Auriez-vous encore la possibilité de repenser l’évènement migratoire avec « votre cœur intelligent » (cf. Hanna Arendt) ?
Ainsi, se tourner vers l’avenir devient, à votre attention, à vous médias, une invitation, certes, à ne pas oublier vos réflexes professionnels médiatico-culturels, mais davantage à permettre que tous ensemble, nous avec vous, acteurs sociétaux, puissions nous enrichir d’un autre regard sur nos migrations. « Vos » lecteurs, auditeurs, sont, tout comme vous, individuellement migrants, sujets à vivre et à penser nos migrations à tous.

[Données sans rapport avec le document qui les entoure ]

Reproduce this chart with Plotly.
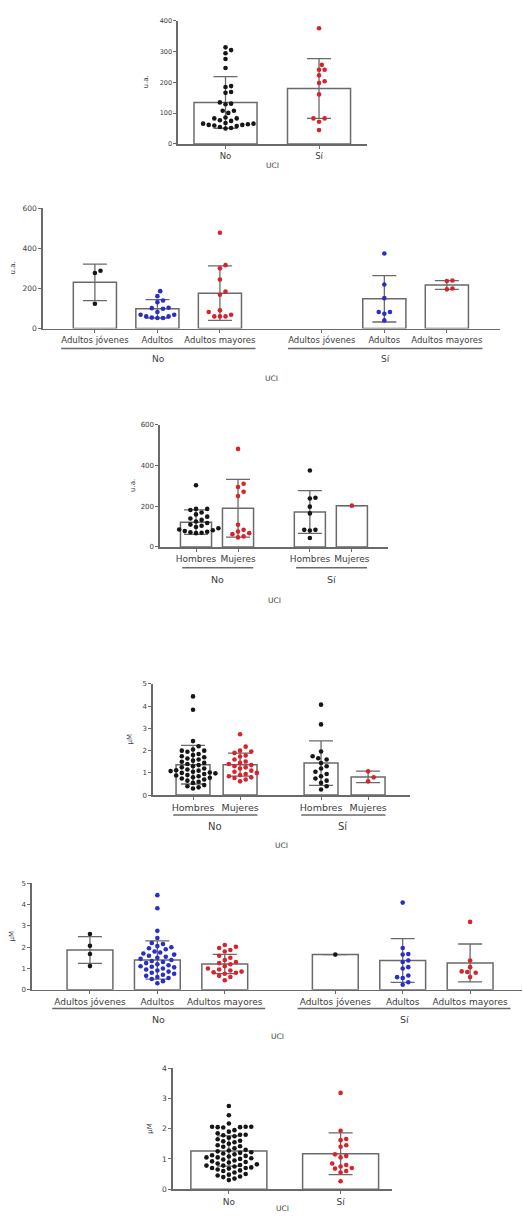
import plotly.graph_objects as go

W, H = 523, 1220

# ---------------- DATA ----------------
# Panel 1: u.a. by UCI
p1_cats = ["No", "Sí"]
p1_no = [314, 305, 295, 276, 247, 188, 185, 169, 166, 135, 131, 129, 108, 108, 101,
         86, 83, 83, 77, 75, 68, 66, 64, 62, 60, 58, 55, 52, 50, 62, 66]
p1_si = [376, 257, 241, 241, 223, 204, 198, 161, 83, 83, 72, 45]
p1_mean = [135, 180]
p1_sd = [84, 97]

# Panel 2: u.a. by age group and UCI
p2_cats = ["Adultos jóvenes", "Adultos", "Adultos mayores",
           "Adultos jóvenes", "Adultos", "Adultos mayores"]
p2_groups = ["No", "Sí"]
p2_no_aj = [289, 278, 124]
p2_no_ad = [187, 162, 140, 132, 104, 99, 102, 83, 69, 61, 53, 53, 55, 61, 69]
p2_no_am = [479, 317, 301, 245, 185, 169, 91, 83, 61, 61, 61, 69]
p2_si_aj = []
p2_si_ad = [375, 220, 152, 83, 83, 74, 41]
p2_si_am = [240, 238, 200, 196]
p2_mean = [231, 99, 177, None, 149, 218]
p2_sd = [91, 46, 136, None, 116, 22]

# Panel 3: u.a. by sex and UCI
p3_cats = ["Hombres", "Mujeres", "Hombres", "Mujeres"]
p3_groups = ["No", "Sí"]
p3_no_h = [303, 187, 187, 182, 169, 160, 149, 140, 133, 125, 118, 110, 104, 98, 92, 86,
           82, 78, 75, 72, 70, 68]
p3_no_m = [482, 311, 295, 271, 250, 109, 84, 76, 68, 63, 52, 47]
p3_si_h = [376, 242, 238, 198, 165, 84, 84, 81, 44]
p3_si_m = [203]
p3_mean = [122, 190, 172, 203]
p3_sd = [60, 142, 105, None]

# Panel 4: µM by sex and UCI
p4_cats = ["Hombres", "Mujeres", "Hombres", "Mujeres"]
p4_groups = ["No", "Sí"]
p4_no_h = [4.44, 3.84, 2.43, 2.2, 2.05, 2.0, 2.0, 1.95, 1.85, 1.8, 1.75, 1.7, 1.65, 1.6,
           1.55, 1.5, 1.45, 1.4, 1.35, 1.3, 1.25, 1.2, 1.15, 1.12, 1.1, 1.08, 1.05, 1.02,
           1.0, 0.98, 0.95, 0.9, 0.88, 0.85, 0.8, 0.78, 0.75, 0.7, 0.65, 0.6, 0.55, 0.45,
           0.4, 0.35, 0.3]
p4_no_m = [2.74, 2.18, 2.0, 1.96, 1.9, 1.78, 1.74, 1.6, 1.51, 1.45, 1.4, 1.35, 1.3, 1.25,
           1.2, 1.1, 1.05, 1.0, 0.95, 0.9, 0.85, 0.8, 0.77, 0.7, 0.62]
p4_si_h = [4.07, 3.18, 1.96, 1.75, 1.66, 1.6, 1.44, 1.3, 1.2, 1.05, 0.95, 0.85, 0.75,
           0.65, 0.55, 0.4, 0.25]
p4_si_m = [1.07, 0.8, 0.62]
p4_mean = [1.37, 1.37, 1.44, 0.82]
p4_sd = [0.87, 0.52, 1.0, 0.26]

# Panel 5: µM by age group and UCI
p5_cats = ["Adultos jóvenes", "Adultos", "Adultos mayores",
           "Adultos jóvenes", "Adultos", "Adultos mayores"]
p5_groups = ["No", "Sí"]
p5_no_aj = [2.62, 2.07, 1.68, 1.11]
p5_no_ad = [4.45, 3.83, 2.77, 2.43, 2.2, 2.15, 2.05, 2.0, 1.95, 1.9, 1.8, 1.75, 1.7, 1.65,
            1.6, 1.55, 1.5, 1.45, 1.4, 1.35, 1.3, 1.25, 1.2, 1.15, 1.1, 1.08, 1.05, 1.0,
            0.95, 0.9, 0.85, 0.8, 0.75, 0.7, 0.65, 0.6, 0.55, 0.5, 0.4, 0.3]
p5_no_am = [2.1, 2.02, 1.96, 1.87, 1.8, 1.6, 1.5, 1.4, 1.3, 1.25, 1.2, 1.1, 1.0, 0.95,
            0.9, 0.85, 0.82, 0.8, 0.75, 0.65, 0.6, 0.44]
p5_si_aj = [1.65]
p5_si_ad = [4.1, 1.96, 1.68, 1.65, 1.37, 1.3, 1.06, 1.0, 0.67, 0.59, 0.55, 0.35, 0.23]
p5_si_am = [3.19, 1.37, 1.06, 0.86, 0.83, 0.8, 0.6]
p5_mean = [1.87, 1.40, 1.21, 1.65, 1.37, 1.26]
p5_sd = [0.63, 0.9, 0.45, None, 1.03, 0.89]

# Panel 6: µM by UCI
p6_cats = ["No", "Sí"]
p6_no = [2.75, 2.44, 2.17, 2.06, 2.06, 2.06, 2.05, 2.05, 2.04, 1.95, 1.9, 1.85, 1.8, 1.8,
         1.78, 1.75, 1.7, 1.65, 1.6, 1.58, 1.55, 1.5, 1.45, 1.42, 1.4, 1.35, 1.3, 1.28,
         1.25, 1.22, 1.2, 1.18, 1.15, 1.12, 1.1, 1.08, 1.05, 1.05, 1.02, 1.0, 0.98, 0.95,
         0.92, 0.9, 0.88, 0.85, 0.82, 0.8, 0.78, 0.78, 0.75, 0.72, 0.7, 0.7, 0.68, 0.65,
         0.62, 0.6, 0.55, 0.5, 0.48, 0.45, 0.42, 0.4, 0.35, 0.3]
p6_si = [3.18, 1.93, 1.66, 1.62, 1.45, 1.4, 1.15, 1.1, 1.05, 0.85, 0.8, 0.75, 0.7, 0.68,
         0.6, 0.55, 0.26]
p6_mean = [1.26, 1.17]
p6_sd = [0.5, 0.69]

# ---------------- STYLE ----------------
BLACK, RED, BLUE = "#161616", "#d8232a", "#2a2ec8"
GREY = "#6a6a6a"
TXT = "#3c3c3c"
FONT = "DejaVu Sans"

panels = [
    dict(cats=p1_cats, vals=[p1_no, p1_si], means=p1_mean, sds=p1_sd, cols=[BLACK, RED],
         pos=[0, 1], xr=(-0.508, 1.513), x0=178, x1=367, ytop=17, ybot=141, ymax=400,
         dtick=100, bw=0.674, ytitle="u.a.", ytx=146, tfs=6.5, cfs=8.5, groups=None,
         uci_y=163, afs=7.5),
    dict(cats=p2_cats, vals=[p2_no_aj, p2_no_ad, p2_no_am, p2_si_aj, p2_si_ad, p2_si_am],
         means=p2_mean, sds=p2_sd, cols=[BLACK, BLUE, RED, BLACK, BLUE, RED],
         pos=[0, 1, 2, 3.63, 4.63, 5.63], xr=(-0.83, 6.48), x0=43, x1=500, ytop=206,
         ybot=327, ymax=600, dtick=200, bw=0.69, ytitle="u.a.", ytx=13, tfs=7.5, cfs=8.5,
         groups=(p2_groups, [(0, 2), (3, 5)], -0.54, 0.57, 347, 358), uci_y=377, afs=7.5),
    dict(cats=p3_cats, vals=[p3_no_h, p3_no_m, p3_si_h, p3_si_m], means=p3_mean, sds=p3_sd,
         cols=[BLACK, RED, BLACK, RED], pos=[0, 1, 2.71, 3.71], xr=(-0.857, 4.57),
         x0=160, x1=388, ytop=424, ybot=547, ymax=600, dtick=200, bw=0.74, ytitle="u.a.",
         ytx=133, tfs=7, cfs=9, groups=(p3_groups, [(0, 1), (2, 3)], -0.33, 0.36, 568, 580),
         uci_y=601, afs=7.5),
    dict(cats=p4_cats, vals=[p4_no_h, p4_no_m, p4_si_h, p4_si_m], means=p4_mean, sds=p4_sd,
         cols=[BLACK, RED, BLACK, RED], pos=[0, 1, 2.72, 3.72], xr=(-0.85, 4.61),
         x0=153, x1=410, ytop=685, ybot=797, ymax=5, dtick=1, bw=0.72, ytitle="µM",
         ytx=130, tfs=7, cfs=9.5, groups=(p4_groups, [(0, 1), (2, 3)], -0.42, 0.37, 817, 829),
         uci_y=848, afs=7.5),
    dict(cats=p5_cats, vals=[p5_no_aj, p5_no_ad, p5_no_am, p5_si_aj, p5_si_ad, p5_si_am],
         means=p5_mean, sds=p5_sd, cols=[BLACK, BLUE, RED, BLACK, BLUE, RED],
         pos=[0, 1, 2, 3.64, 4.64, 5.64], xr=(-0.86, 6.41), x0=32, x1=522, ytop=886,
         ybot=993, ymax=5, dtick=1, bw=0.68, ytitle="µM", ytx=12, tfs=7, cfs=9,
         groups=(p5_groups, [(0, 2), (3, 5)], -0.56, 0.6, 1012, 1023), uci_y=1040, afs=7.5),
    dict(cats=p6_cats, vals=[p6_no, p6_si], means=p6_mean, sds=p6_sd, cols=[BLACK, RED],
         pos=[0, 1], xr=(-0.50, 1.46), x0=173, x1=392, ytop=1072, ybot=1194, ymax=4,
         dtick=1, bw=0.68, ytitle="µM", ytx=150, tfs=7.5, cfs=9, groups=None,
         uci_y=1213, afs=7.5),
]


def swarm(vals, ppu_y, ppu_x, d=5.6, step=0.5):
    placed = []
    offs = [0.0] * len(vals)
    order = sorted(range(len(vals)), key=lambda i: vals[i])
    for i in order:
        y = vals[i] * ppu_y
        k = 0
        while True:
            cands = [0.0] if k == 0 else [k * step * d, -k * step * d]
            done = False
            for c in cands:
                if all((c - px) ** 2 + (y - py) ** 2 >= d * d * 0.92 for px, py in placed):
                    placed.append((c, y))
                    offs[i] = c / ppu_x
                    done = True
                    break
            if done:
                break
            k += 1
    return offs


fig = go.Figure()
layout = dict(width=W, height=H, margin=dict(l=0, r=0, t=0, b=0),
              paper_bgcolor="white", plot_bgcolor="white", showlegend=False,
              font=dict(family=FONT, color=TXT), bargap=0)
annotations, shapes = [], []

for n, p in enumerate(panels, start=1):
    xa = "x" if n == 1 else f"x{n}"
    ya = "y" if n == 1 else f"y{n}"
    pos = p["pos"]
    xr_left, xr_right = p["xr"]
    ppu_x = (p["x1"] - p["x0"]) / (xr_right - xr_left)
    ppu_y = (p["ybot"] - p["ytop"]) / p["ymax"]

    fig.add_trace(go.Bar(
        x=pos, y=p["means"], width=p["bw"],
        marker=dict(color="white", line=dict(color=GREY, width=1.5)),
        error_y=dict(type="data", array=p["sds"], symmetric=True, color=GREY,
                     thickness=1.3, width=12),
        xaxis=xa, yaxis=ya, hoverinfo="skip"))

    for ci, vals in enumerate(p["vals"]):
        if not vals:
            continue
        offs = swarm(vals, ppu_y, ppu_x)
        fig.add_trace(go.Scatter(
            x=[pos[ci] + o for o in offs], y=vals, mode="markers",
            marker=dict(size=4.6, color=p["cols"][ci], line=dict(width=0)),
            xaxis=xa, yaxis=ya, hoverinfo="skip"))

    xkey = "xaxis" if n == 1 else f"xaxis{n}"
    ykey = "yaxis" if n == 1 else f"yaxis{n}"
    layout[xkey] = dict(
        domain=[p["x0"] / W, p["x1"] / W], range=[xr_left, xr_right], anchor=ya,
        showgrid=False, zeroline=False, showline=True, linecolor=GREY, linewidth=1.6,
        ticks="outside", ticklen=3, tickwidth=1, tickcolor=GREY,
        tickvals=pos, ticktext=p["cats"], tickfont=dict(size=p["cfs"], color=TXT, family=FONT),
        fixedrange=True)
    layout[ykey] = dict(
        domain=[1 - p["ybot"] / H, 1 - p["ytop"] / H], range=[0, p["ymax"]], anchor=xa,
        showgrid=False, zeroline=False, showline=True, linecolor=GREY, linewidth=1.6,
        ticks="outside", ticklen=3, tickwidth=1, tickcolor=GREY,
        tick0=0, dtick=p["dtick"], tickfont=dict(size=p["tfs"], color=TXT, family=FONT),
        fixedrange=True)

    annotations.append(dict(
        text="UCI", xref="paper", yref="paper", x=(p["x0"] + p["x1"]) / 2 / W,
        y=1 - p["uci_y"] / H, showarrow=False, xanchor="center", yanchor="middle",
        font=dict(size=p["afs"], color=TXT, family=FONT)))
    annotations.append(dict(
        text=p["ytitle"], xref="paper", yref="paper", x=p["ytx"] / W,
        y=1 - (p["ytop"] + p["ybot"]) / 2 / H, showarrow=False, textangle=-90,
        xanchor="center", yanchor="middle",
        font=dict(size=7, color=TXT, family=FONT)))

    if p["groups"]:
        names, idx, lpad, rpad, line_y, lab_y = p["groups"]
        for gname, (a, b) in zip(names, idx):
            xs, xe = pos[a] + lpad, pos[b] + rpad
            shapes.append(dict(type="line", xref=xa, yref="paper", x0=xs, x1=xe,
                               y0=1 - line_y / H, y1=1 - line_y / H,
                               line=dict(color=GREY, width=1.4)))
            annotations.append(dict(
                text=gname, xref=xa, yref="paper", x=(xs + xe) / 2, y=1 - lab_y / H,
                showarrow=False, xanchor="center", yanchor="middle",
                font=dict(size=p["cfs"] + 0.5, color=TXT, family=FONT)))

layout["annotations"] = annotations
layout["shapes"] = shapes
fig.update_layout(**layout)
fig.write_html("out.html", config={"displayModeBar": False, "staticPlot": True},
               post_script="document.body.style.margin='0px';document.body.style.overflow='hidden';")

Pour conclure, il serait également intéressant de chercher à percevoir quels médias ont tenté de sortir des ornières socio-économiques ou climatiques et de dépasser l’approche intégrationniste relative aux dits « migrants » au sein de « nos sociétés » ou bien encore de s’aventurer dans les sphères culturelles ou spirituelles relatives à nos migrations.
Aucun, ou quasiment aucun, des médias n’a repoussé les frontières du champ migratoire dans son traitement de l’information. Quasiment aucune imagination culturelle ou spirituelle. Par-là, « les migrants » ont été faits « objets » de traitements médiatiques, voire, jouets entre parties en quête de nouveaux jeux.
Plus sérieusement, en conclusion, les médias sont-ils encore migrants ? Quel média voudra bien « migrer » et risquer de s’approprier sa propre expérience : « je suis migrant » ? Au seuil d’une mémoire des seuls faits ou bien en franchissant le seuil d’une mémoire englobante de notre condition humaine qui, collectivement ou individuellement, s’enrichit, à travers les siècles et, si possible, à travers vous médias, de notre pleine capacité d’être migrant donc humain.
Merci à vous, médias, de penser à l’exercice de votre liberté migrante, de votre rôle politique, de « sortir des clichés » qui, trop souvent, sont l’objet bruyant de votre seule survie médiatique.